Timber and the logging industry was the first real financial boon to the upper Big Sandy valley. Cutting the virgin timber began in earnest before the Civil War, but boomed in the 1870's. The Big Sandy Heritage Museum holds one of the larger antique tool displays in Eastern Kentucky. Among those tools are a set of tree calipers used to measure the diameter of uncut trees and lettering tools to stamp owners’ initials and/or brands into the ends of timber ready for shipment downriver.
In order to transport the logs they would bind them together and float them down river to saw mills in far away cities. By the decade of the 1870s the Big Sandy was a veritable log jam of timber rafts during high tides. Smaller streams such as Johns Creek, Elkhorn, and Shelby contained numerous splash dams which held the water until the time was right for floating the logs into Levisa River.
The first train off the Big Sandy Railroad came in 1872. After years of unsuccessfully transporting the coal on the rivers using small wooden barges, the railroads finally came to provide a more efficient way to get the coal to other states. Railroads continues to expand deeper up the valley for the next forty years, opening the vast coal reserves of the region. (This exhibit includes many original photographs and train artifacts of that time.)
The first major coal boom happened around the turn of the nineteenth century. There was an increase in demand for coal due to the industrialization of our nation. Simultaneously, vast amounts of money was invested into the development of numerous new coal towns throughout the region. Today's equivalent of billions of dollars rushed in to completely transform the valley.
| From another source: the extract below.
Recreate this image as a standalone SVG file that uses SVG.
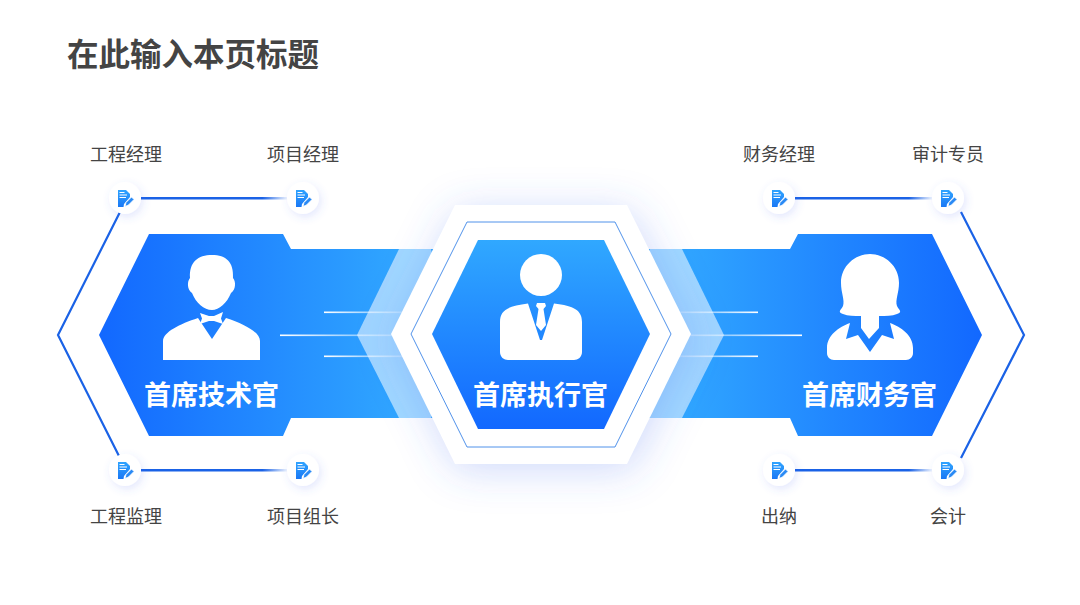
<svg xmlns="http://www.w3.org/2000/svg" xmlns:xlink="http://www.w3.org/1999/xlink" width="1080" height="605" viewBox="0 0 1080 605">
<defs>
<linearGradient id="gl" gradientUnits="userSpaceOnUse" x1="99" y1="0" x2="400" y2="0"><stop offset="0" stop-color="#1268ff"/><stop offset="1" stop-color="#30a6ff"/></linearGradient>
<linearGradient id="gr" gradientUnits="userSpaceOnUse" x1="982" y1="0" x2="682" y2="0"><stop offset="0" stop-color="#1268ff"/><stop offset="1" stop-color="#30a6ff"/></linearGradient>
<linearGradient id="gc" x1="0" y1="0" x2="0" y2="1"><stop offset="0" stop-color="#30a8ff"/><stop offset="1" stop-color="#1268ff"/></linearGradient>
<linearGradient id="fr" x1="0" y1="0" x2="1" y2="0"><stop offset="0" stop-color="#fff"/><stop offset="1" stop-color="#fff" stop-opacity="0.15"/></linearGradient>
<linearGradient id="fl" x1="1" y1="0" x2="0" y2="0"><stop offset="0" stop-color="#fff"/><stop offset="1" stop-color="#fff" stop-opacity="0.15"/></linearGradient>
<linearGradient id="ln" x1="0" y1="0" x2="1" y2="0"><stop offset="0" stop-color="#1a62e6"/><stop offset="0.82" stop-color="#1a62e6"/><stop offset="1" stop-color="#1a62e6" stop-opacity="0"/></linearGradient>
<linearGradient id="dc" x1="0" y1="0" x2="0" y2="1"><stop offset="0" stop-color="#30a4ff"/><stop offset="1" stop-color="#1a78f5"/></linearGradient>
<filter id="sh" x="-40%" y="-40%" width="180%" height="180%"><feGaussianBlur stdDeviation="20"/></filter>
<filter id="ds" x="-60%" y="-60%" width="220%" height="220%"><feDropShadow dx="2" dy="3" stdDeviation="4" flood-color="#4a6cf0" flood-opacity="0.16"/></filter>
<g id="ico">
<circle r="16" fill="#fff" filter="url(#ds)"/>
<path d="M-7,-8 H1 L5,-4 V-1 L-1,6 L-1.500,9 H-7 Z" fill="url(#dc)"/>
<path d="M-5.500,-5.500 H-0.500 M-5.500,-3 H2 M-5.500,-0.500 H1" stroke="#fff" stroke-width="1.100" fill="none"/>
<path d="M0,8.500 L1,4.500 L6.500,-1 L9,1.500 L3.500,7 Z" fill="#2a8af5" stroke="#fff" stroke-width="0.800"/>
</g>
</defs>
<style>
.t{font-family:"Noto Sans CJK SC","Noto Sans",sans-serif;text-anchor:middle}
.lb{font-size:18px;fill:#444}
.nm{font-size:27px;font-weight:700;fill:#fff}
.out{stroke:#1a62e6;stroke-width:2.200;fill:none}
</style>
<rect width="1080" height="605" fill="#fff"/>
<text id="title" x="193" y="65.500" class="t" font-size="31.500" font-weight="700" fill="#444">在此输入本页标题</text>

<g id="node-cto">
<path d="M99,335 L149,234 H283 L291,249 H440 V418 H291 L283,436 H149 Z" fill="url(#gl)"/>
<path d="M399,249 H431 L450,335 L431,418 H399 L357,335 Z" fill="#fff" fill-opacity="0.55"/>
<g fill="#fff">
<path d="M163,360 V341 C163,332 180,324 198,318 L212,339 L226,318 C244,324 260,332 260,341 V360 Z"/>
<path d="M190,278 C189,262 198,255 212,255 C226,255 234,262 233,278 C236,281 236,290 231,293 C227,303 219,310 212,310 C204,310 196,303 192,293 C187,290 187,281 190,278 Z"/>
<path d="M200,313 L209,316 H214 L223,312 L221,318.500 L223,324 L214,321 H209 L200,324 L202,318.500 Z"/>
</g>
<text x="211.500" y="405" class="t nm">首席技术官</text>
</g>

<g id="node-cfo">
<path d="M982,335 L932,234 H798 L790,249 H640 V418 H790 L798,436 H932 Z" fill="url(#gr)"/>
<path d="M682,249 H650 L630,335 L650,418 H682 L724,335 Z" fill="#fff" fill-opacity="0.55"/>
<path fill="#fff" d="M870,254 C885,254 899,266 899,283 C899,293 895,300 897,306 C899,310 903,312 897,314 C892,316 886,316 879,316 V328 L869,339 L861,328 V316 C854,316 848,316 843,314 C837,312 841,310 843,306 C845,300 841,293 841,283 C841,266 855,254 870,254 Z"/>
<path fill="#fff" d="M850,323 L846,339 L858,335 L870,352 L882,335 L894,339 L890,323 C901,327 913,335 913,348 V353 C913,357 910,360 906,360 H834 C830,360 827,357 827,353 V348 C827,335 839,327 850,323 Z"/>
<text x="869.500" y="405" class="t nm">首席财务官</text>
</g>

<g id="connectors">
<rect x="324" y="311.500" width="90" height="1.600" fill="url(#fr)"/>
<rect x="280" y="334.500" width="134" height="1.600" fill="url(#fr)"/>
<rect x="324" y="355.500" width="90" height="1.600" fill="url(#fr)"/>
<rect x="668" y="311.500" width="90" height="1.600" fill="url(#fl)"/>
<rect x="668" y="334.500" width="134" height="1.600" fill="url(#fl)"/>
<rect x="668" y="355.500" width="90" height="1.600" fill="url(#fl)"/>
<path d="M120,212 L58,335 L120,458" class="out"/>
<path d="M961,212 L1024,335 L961,458" class="out"/>
<rect x="141" y="197" width="148" height="2.500" fill="url(#ln)"/>
<rect x="141" y="469" width="148" height="2.500" fill="url(#ln)"/>
<rect x="795" y="197" width="139" height="2.500" fill="url(#ln)"/>
<rect x="795" y="469" width="139" height="2.500" fill="url(#ln)"/>
</g>

<g id="node-ceo">
<path d="M391,334 L455,205 H627 L691,334 L627,464 H455 Z" fill="#4a6cf0" fill-opacity="0.26" filter="url(#sh)" transform="translate(3,6)"/>
<path d="M391,334 L455,205 H627 L691,334 L627,464 H455 Z" fill="#fff"/>
<path d="M411,334 L467,222 H615 L671,334 L615,447 H467 Z" fill="none" stroke="#3d86e8" stroke-width="0.900"/>
<path d="M432,334 L478,240 H604 L650,334 L604,429 H478 Z" fill="url(#gc)"/>
<circle cx="541" cy="275" r="21" fill="#fff"/>
<path fill="#fff" d="M500,322 C500,310 508,306 528,303.500 L540,340 L542,340 L554,303.500 C574,306 582,310 582,322 V352 C582,357 578,360 574,360 H508 C504,360 500,357 500,352 Z"/>
<path fill="#fff" d="M537,303 H545 L546,306 L543.500,309 L546,325 L541,331 L536,325 L538.500,309 L536,306 Z"/>
<text x="540.500" y="405" class="t nm">首席执行官</text>
</g>

<g id="n-gcjl"><use xlink:href="#ico" href="#ico" x="125" y="198"/><text x="126" y="160.500" class="t lb">工程经理</text></g>
<g id="n-xmjl"><use xlink:href="#ico" href="#ico" x="303" y="198"/><text x="303" y="160.500" class="t lb">项目经理</text></g>
<g id="n-gcjianli"><use xlink:href="#ico" href="#ico" x="125" y="470"/><text x="126" y="522.500" class="t lb">工程监理</text></g>
<g id="n-xmzz"><use xlink:href="#ico" href="#ico" x="303" y="470"/><text x="303" y="522.500" class="t lb">项目组长</text></g>
<g id="n-cwjl"><use xlink:href="#ico" href="#ico" x="779" y="198"/><text x="779" y="160.500" class="t lb">财务经理</text></g>
<g id="n-sjzy"><use xlink:href="#ico" href="#ico" x="948" y="198"/><text x="948" y="160.500" class="t lb">审计专员</text></g>
<g id="n-cn"><use xlink:href="#ico" href="#ico" x="779" y="470"/><text x="779" y="522.500" class="t lb">出纳</text></g>
<g id="n-kj"><use xlink:href="#ico" href="#ico" x="948" y="470"/><text x="948" y="522.500" class="t lb">会计</text></g>
</svg>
( Numerous coal mining artifacts are on exhibit at our museum.)
Along with the rail roads came the coal mining towns in which people would work for either cash or script. Script was currency that could only be used to pay for food and other amenities exclusively sold at the store owned by the coal company. These company towns featured brand new movie theaters, public pools, schools, and other modern amenities for the miners and their families to enjoy.
The Big Sandy Valley was hit hard as coal demands dropped and many mines were completely shut down. A large number of coal miners left for other states to find jobs. Others went back to the land to scratch out a living as best they could. As conditions allowed, many people returned to the Big Sandy Valley because they loved the mountains and the mountain way of life.
The second coal boom came in 1941 with the start of World War II as the country called upon the mines to power the defense plants and provide the coal necessary to make steel . After the war the region saw another sharp drop in demand and the people of the Valley endured hardships.